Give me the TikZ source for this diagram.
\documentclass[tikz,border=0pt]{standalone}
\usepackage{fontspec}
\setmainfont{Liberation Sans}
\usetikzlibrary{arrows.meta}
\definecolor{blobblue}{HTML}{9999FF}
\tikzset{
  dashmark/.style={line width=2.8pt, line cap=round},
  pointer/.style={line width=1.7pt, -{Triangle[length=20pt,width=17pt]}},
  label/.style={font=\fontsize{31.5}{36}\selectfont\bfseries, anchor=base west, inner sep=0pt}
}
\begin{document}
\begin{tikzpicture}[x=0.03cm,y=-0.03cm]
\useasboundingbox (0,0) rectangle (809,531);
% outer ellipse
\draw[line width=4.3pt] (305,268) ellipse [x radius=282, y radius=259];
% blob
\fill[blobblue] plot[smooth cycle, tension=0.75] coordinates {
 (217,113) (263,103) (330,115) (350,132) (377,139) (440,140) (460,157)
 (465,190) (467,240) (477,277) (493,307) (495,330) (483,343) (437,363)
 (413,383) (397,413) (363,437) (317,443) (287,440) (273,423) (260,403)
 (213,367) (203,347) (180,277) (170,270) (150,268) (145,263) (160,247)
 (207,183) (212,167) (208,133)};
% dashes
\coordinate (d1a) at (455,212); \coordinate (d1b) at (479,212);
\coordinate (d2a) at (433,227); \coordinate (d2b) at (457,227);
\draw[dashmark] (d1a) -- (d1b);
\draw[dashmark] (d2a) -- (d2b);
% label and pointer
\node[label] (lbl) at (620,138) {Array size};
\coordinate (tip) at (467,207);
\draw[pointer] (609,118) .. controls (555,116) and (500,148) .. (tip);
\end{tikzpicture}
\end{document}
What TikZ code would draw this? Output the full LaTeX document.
· · ·
* **BRIEF**: Find the string "this" in the listing and return every line that holds it.

* **PROBLEM SOLUTION**:
Give me the TikZ source for this diagram.
What TikZ code would draw this? Output the full LaTeX document.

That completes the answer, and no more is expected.